Note-se que nem todas situações, tais como o assédio, a má gestão ou, genericamente, irregularidades estão contempladas no âmbito de aplicação do RGPDI. Existem outras leis que devem ser conjugadas. Para mais desenvolvimentos, recomenda-se a visualização de alguns eventos disponíveis gratuitamente online, em que se abordam outros aspetos sobre a proteção de denunciantes, disponíveis em: https://www.youtube.com/@patrickpittasimoes
O objetivo principal das denúncias anónimas é remover barreiras ao ato de denunciar, promovendo uma cultura de transparência e segurança jurídica. No entanto, o seu uso levanta também questões complexas de equilíbrio entre a proteção do denunciante e os direitos dos denunciados. Vejamos alguns prós e contras relativamente às denúncias anónimas.
Prós
- Proteção do denunciante: o anonimato oferece uma salvaguarda importante contra represálias, especialmente em contextos onde há hierarquias rígidas, retaliação institucional ou um clima de intimidação.
- Facilita a revelação de infrações: muitas informações só chegam às autoridades por meio de denúncias anónimas. Pessoas que de outro modo se calariam sentem-se mais seguras para exporem crimes ou abusos se for permitido o seu anonimato (e a confidencialidade).
- Prevenção e deteção precoce: a existência de um canal que permita o anonimato pode funcionar como mecanismo de dissuasão de comportamentos ilícitos e contribuir para a deteção precoce de problemas antes que se agravem.
- Contribuição para uma cultura de transparência: as denúncias (anónimas ou confidenciais) podem expor situações encobertas, promovendo um ambiente de responsabilização e integridade nas organizações.
Contras
- Risco de falsas acusações: o anonimato pode ser usado de forma maliciosa para fazer denúncias infundadas ou maldizentes, prejudicando injustamente a reputação de indivíduos ou instituições.
- Dificuldade de investigação: sem possibilidade de contactar o denunciante para esclarecer detalhes, verificar informações ou obter provas adicionais, a investigação pode ficar limitada ou inconclusiva.
- Falta de responsabilidade do denunciante: a ausência de identificação dificulta aferir a motivação da denúncia e pode comprometer a responsabilização de quem eventualmente a utiliza de má-fé.

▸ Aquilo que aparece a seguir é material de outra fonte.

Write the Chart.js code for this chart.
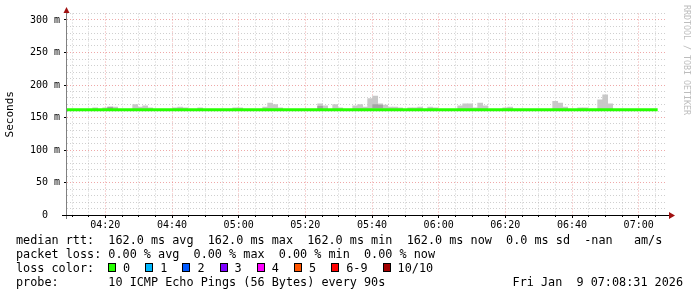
<!DOCTYPE html>
<html>
<head>
<meta charset="utf-8">
<script src="https://cdn.jsdelivr.net/npm/chart.js@4"></script>
<style>
  html, body { margin: 0; padding: 0; background: #fff; }
  canvas { display: block; }
</style>
</head>
<body>
<canvas id="smoke" width="697" height="297"></canvas>
<script>
// x is minutes after 04:08:30, one rrd step = 90 s
const startMin = 4 * 60 + 8.5;
const stepMin = 1.5;
const firstSlot = -1.3; // first step is cut by the left edge

// median rtt per step (ms)
const medianRtt = [
  162, 162, 162, 162, 162, 162, 162, 162, 162, 162, 162, 162, 162, 162, 162, 162, 162, 162, 162, 162,
  162, 162, 162, 162, 162, 162, 162, 162, 162, 162, 162, 162, 162, 162, 162, 162, 162, 162, 162, 162,
  162, 162, 162, 162, 162, 162, 162, 162, 162, 162, 162, 162, 162, 162, 162, 162, 162, 162, 162, 162,
  162, 162, 162, 162, 162, 162, 162, 162, 162, 162, 162, 162, 162, 162, 162, 162, 162, 162, 162, 162,
  162, 162, 162, 162, 162, 162, 162, 162, 162, 162, 162, 162, 162, 162, 162, 162, 162, 162, 162, 162,
  162, 162, 162, 162, 162, 162, 162, 162, 162, 162, 162, 162, 162, 162, 162, 162, 162, 162, 162
];

// smoke: step index and top of the grey band (ms)
const smokeSlot = [6, 8, 9, 10, 14, 15, 16, 17, 22, 23, 24, 27, 34, 35, 40, 41, 42, 43,
  51, 52, 54, 55, 58, 59, 60, 61, 62, 63, 64, 65, 66, 67, 69, 70, 71, 73, 74,
  79, 80, 81, 82, 83, 84, 88, 89, 98, 99, 100, 103, 104, 107, 108, 109];
const smokeTop = [165, 165, 166, 166, 170, 166, 168, 165, 165, 166, 165, 165, 165, 165, 166, 172, 170, 165,
  171, 168, 170, 165, 168, 170, 166, 179, 183, 171, 169, 166, 166, 165, 165, 165, 166, 166, 165,
  168, 171, 171, 165, 172, 168, 165, 166, 175, 172, 166, 165, 165, 177, 185, 171];

// darker part of the smoke
const darkSlot = [9, 51, 62, 63];
const darkLow = [163, 164, 165, 165];
const darkHigh = [166, 167, 170, 169];

const xTickLabels = ['04:20', '04:40', '05:00', '05:20', '05:40', '06:00', '06:20', '06:40', '07:00'];
const yTickValues = [0, 50, 100, 150, 200, 250, 300];

const lossLabels = ['0', '1', '2', '3', '4', '5', '6-9', '10/10'];
const lossColors = ['#26ff00', '#00b8ff', '#0059ff', '#7e00ff', '#ff00ff', '#ff5500', '#ff0000', '#a10000'];

const legendLines = [
  'median rtt:  162.0 ms avg  162.0 ms max  162.0 ms min  162.0 ms now  0.0 ms sd  -nan   am/s',
  'packet loss: 0.00 % avg  0.00 % max  0.00 % min  0.00 % now'
];
const probeText = 'probe:       10 ICMP Echo Pings (56 Bytes) every 90s';
const dateText = 'Fri Jan  9 07:08:31 2026';

const toMin = s => { const [h, m] = s.split(':').map(Number); return h * 60 + m - startMin; };
const slotX = i => firstSlot + stepMin * i;

const mono = '"DejaVu Sans Mono", "Liberation Mono", monospace';
const minorGrid = 'rgba(175,175,175,0.6)';
const majorGrid = 'rgba(228,110,110,0.6)';

const medianPts = medianRtt.map((v, i) => ({ x: slotX(i), y: v }));
medianPts.push({ x: slotX(medianRtt.length), y: medianRtt[medianRtt.length - 1] });

const smokePts = smokeSlot.map((s, i) => ({ x: slotX(s) + stepMin / 2, y: [162, smokeTop[i]] }));
const darkPts = darkSlot.map((s, i) => ({ x: slotX(s) + stepMin / 2, y: [darkLow[i], darkHigh[i]] }));

const xMajor = xTickLabels.map(toMin);
const xMinor = [];
for (let m = 1.5; m < 180; m += 5) xMinor.push(m);
const yMinor = [];
for (let v = 0; v <= 310; v += 10) yMinor.push(v);

const plotDecor = {
  id: 'plotDecor',
  beforeDraw(chart) {
    const c = chart.ctx;
    c.save();
    c.fillStyle = '#fff';
    c.fillRect(0, 0, chart.width, chart.height);
    c.restore();
  },
  afterDraw(chart) {
    const c = chart.ctx;
    const a = chart.chartArea;
    c.save();
    c.lineWidth = 1;
    // axes, a bit longer than the plot like rrdtool
    c.strokeStyle = '#808080';
    c.beginPath(); c.moveTo(66.5, a.bottom + 4); c.lineTo(66.5, 9); c.stroke();
    c.strokeStyle = '#000';
    c.beginPath(); c.moveTo(62, a.bottom + 0.5); c.lineTo(670, a.bottom + 0.5); c.stroke();
    c.fillStyle = '#a01010';
    c.beginPath(); c.moveTo(63.5, 13); c.lineTo(69.5, 13); c.lineTo(66.5, 7); c.closePath(); c.fill();
    c.beginPath(); c.moveTo(669, 212); c.lineTo(669, 219); c.lineTo(675, 215.5); c.closePath(); c.fill();

    // watermark
    c.save();
    c.translate(686, 5);
    c.rotate(Math.PI / 2);
    c.font = '8.3px ' + mono;
    c.fillStyle = '#bdbdbd';
    c.textBaseline = 'middle';
    c.fillText('RRDTOOL / TOBI OETIKER', 0, 0);
    c.restore();

    // legend
    c.font = '11.8px ' + mono;
    c.fillStyle = '#000';
    c.textBaseline = 'middle';
    c.textAlign = 'left';
    c.fillText(legendLines[0], 16, 241);
    c.fillText(legendLines[1], 16, 255);
    c.fillText('loss color:', 16, 269);
    let bx = 108;
    lossLabels.forEach((lab, i) => {
      const x = Math.round(bx);
      c.fillStyle = lossColors[i];
      c.fillRect(x, 263, 8, 9);
      c.strokeStyle = '#000';
      c.strokeRect(x + 0.5, 263.5, 7, 8);
      c.fillStyle = '#000';
      c.fillText(lab, bx + 15, 269);
      bx = bx + 15 + lab.length * 7.1 + 15.1;
    });
    c.fillText(probeText, 16, 283);
    c.textAlign = 'right';
    c.fillText(dateText, 683, 283);
    c.restore();
  }
};

new Chart(document.getElementById('smoke'), {
  type: 'line',
  data: {
    datasets: [
      {
        type: 'line',
        label: 'median rtt',
        data: medianPts,
        xAxisID: 'x',
        yAxisID: 'y',
        borderColor: '#26ff00',
        borderWidth: 3,
        pointRadius: 0,
        stepped: 'after',
        order: 0
      },
      {
        type: 'bar',
        label: 'smoke dark',
        data: darkPts,
        xAxisID: 'x',
        yAxisID: 'y',
        backgroundColor: '#a4a4a4',
        borderWidth: 0,
        grouped: false,
        barPercentage: 1,
        categoryPercentage: 1,
        order: 1
      },
      {
        type: 'bar',
        label: 'smoke',
        data: smokePts,
        xAxisID: 'x',
        yAxisID: 'y',
        backgroundColor: '#c8c8c8',
        borderWidth: 0,
        grouped: false,
        barPercentage: 1,
        categoryPercentage: 1,
        order: 2
      }
    ]
  },
  options: {
    responsive: false,
    devicePixelRatio: 1,
    animation: false,
    events: [],
    layout: { padding: { left: 0, right: 30, top: 13.5, bottom: 62 } },
    plugins: { legend: { display: false }, tooltip: { enabled: false } },
    scales: {
      x: {
        type: 'linear',
        position: 'bottom',
        weight: 1,
        min: 0,
        max: 180,
        offset: false,
        afterBuildTicks: s => { s.ticks = xMajor.map(v => ({ value: v })); },
        afterFit: s => { s.height = 20; },
        ticks: {
          autoSkip: false,
          maxRotation: 0,
          padding: 1,
          color: '#000',
          font: { family: mono, size: 10 },
          callback: (v, i) => xTickLabels[i]
        },
        grid: { offset: false, color: majorGrid, tickColor: '#000', tickLength: 3 },
        border: { display: false, dash: [1, 2] }
      },
      xMinor: {
        type: 'linear',
        axis: 'x',
        position: 'bottom',
        weight: 0,
        min: 0,
        max: 180,
        offset: false,
        afterBuildTicks: s => { s.ticks = xMinor.map(v => ({ value: v })); },
        afterFit: s => { s.height = 0; },
        ticks: { display: false },
        grid: {
          offset: false,
          drawTicks: true,
          tickLength: 2,
          tickColor: '#000',
          color: ctx => ((ctx.tick.value - 11.5) % 20 === 0 ? 'rgba(0,0,0,0)' : minorGrid)
        },
        border: { display: false, dash: [1, 2] }
      },
      y: {
        type: 'linear',
        position: 'left',
        weight: 1,
        min: 0,
        max: 310,
        afterBuildTicks: s => { s.ticks = yTickValues.map(v => ({ value: v })); },
        afterFit: s => { s.width = 67; },
        ticks: {
          padding: 4,
          color: '#000',
          font: { family: mono, size: 10 },
          callback: v => (v === 0 ? '0  ' : v + ' m')
        },
        title: {
          display: true,
          text: 'Seconds',
          color: '#000',
          font: { family: mono, size: 11 },
          padding: { top: 4, bottom: 0 }
        },
        grid: { color: majorGrid, tickColor: '#000', tickLength: 3 },
        border: { display: false, dash: [1, 2] }
      },
      yMinor: {
        type: 'linear',
        axis: 'y',
        position: 'left',
        weight: 0,
        min: 0,
        max: 310,
        afterBuildTicks: s => { s.ticks = yMinor.map(v => ({ value: v })); },
        afterFit: s => { s.width = 0; },
        ticks: { display: false },
        grid: {
          drawTicks: false,
          color: ctx => (ctx.tick.value % 50 === 0 ? 'rgba(0,0,0,0)' : minorGrid)
        },
        border: { display: false, dash: [1, 2] }
      }
    }
  },
  plugins: [plotDecor]
});
</script>
</body>
</html>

- Possível quebra de confiança interna: o anonimato pode gerar um ambiente de suspeita e desconfiança, se não for acompanhado de uma cultura de ética e integridade individual e institucional.
Em suma, as denúncias anónimas podem ser cruciais ao combate às infrações e à promoção da justiça, desde que acompanhadas de mecanismos de verificação e salvaguarda que evitem uma utilização abusiva.
O desafio está em concretizar essa avaliação e encontrar o equilíbrio entre incentivar a denúncia legítima e proteger os direitos de todas as partes envolvidas, não dando valor ou estímulo a denúncias anónimas injuriosas, difamatórias ou caluniosas.